2. Davalı vekilinin temyiz itirazlarına gelince; 01.10.2014 tarihli keşifte dinlenmiş olan davacılar tanığı… beyanında, davacıların babası Bertan’ın ve ölümünden sonra davacıların davalı halalarına intifadan men anlamına gelecek bir beyanda bulunmadıklarını ifade etmiştir. Aynı tarihli keşifte dinlenen …’nın her ne kadar davacı ve davalı tarafın müşterek tanığı olduğu belirtilmişse de, davalı taraf …’nın yalnızca davacıların babası Bertan’a sağlığı döneminde verdiğini iddia ettiği 4000 TL borç konusunda dinlenmesini istemiş olup … davalının intifadan men olgusu hakkındaki tanığı değildir.
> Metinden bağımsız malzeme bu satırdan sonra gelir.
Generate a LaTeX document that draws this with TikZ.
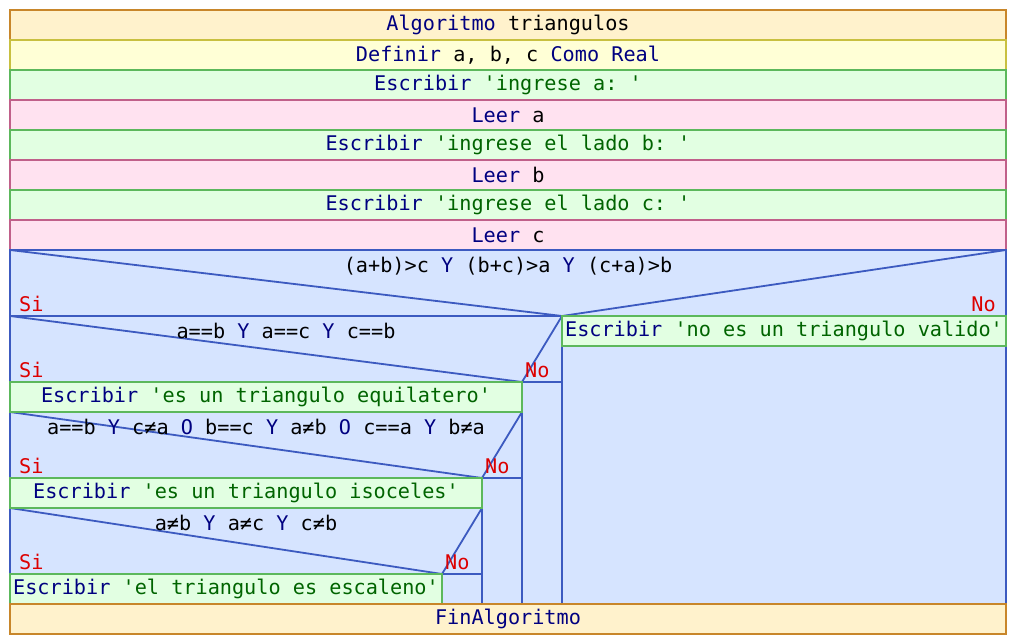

Bu durumda, davacı …’nın eşi olan tanık … her ne kadar davacıların babaları miras bırakan …’ın ölümünden iki ay sonra davalıya daireden çıkmasını söylediklerini ifade etmişse de, beyanına itibar edilmemelidir. Aynı tarihli keşifte dinlenen davalı tanığı …’in beyanına göre, davalı yönünden intifadan men olgusu gerçekleşmemiştir.
Hal böyle olunca, intifadan men olgusu ispatlanamamış olduğundan mahkemece davacıların ecrimisil talebinin reddine karar verilmesi gerekirken, yazılı şekilde karar verilmiş olması yerinde değildir.
SONUÇ: Yukarıda (1) nolu bentte açıklanan nedenlerle, davacı vekilinin yerinde olmayan temyiz itirazlarının reddine, (2) nolu bentte yazılı nedenlerle davalı vekilinin temyiz itirazları yerinde olduğundan kabulü ile Yerel Mahkeme hükmünün 6100 sayılı HMK’nin Geçici 3. maddesi yollamasıyla 1086 sayılı HUMK’un 428. maddesi uyarınca BOZULMASINA, taraflarca HUMK’un 440/I maddesi gereğince Yargıtay Daire ilamının tebliğinden itibaren ilama karşı 15 gün içinde karar düzeltme isteğinde bulunulabileceğine, peşin harcın istek halinde temyiz edene davalıya iadesine, 44,40 TL onama harcının peşin haçtan mahsubu ile artan 146,60 TL’nin temyiz eden davacıya iadesine, 29.04.2019 tarihinde oy birliğiyle karar verildi.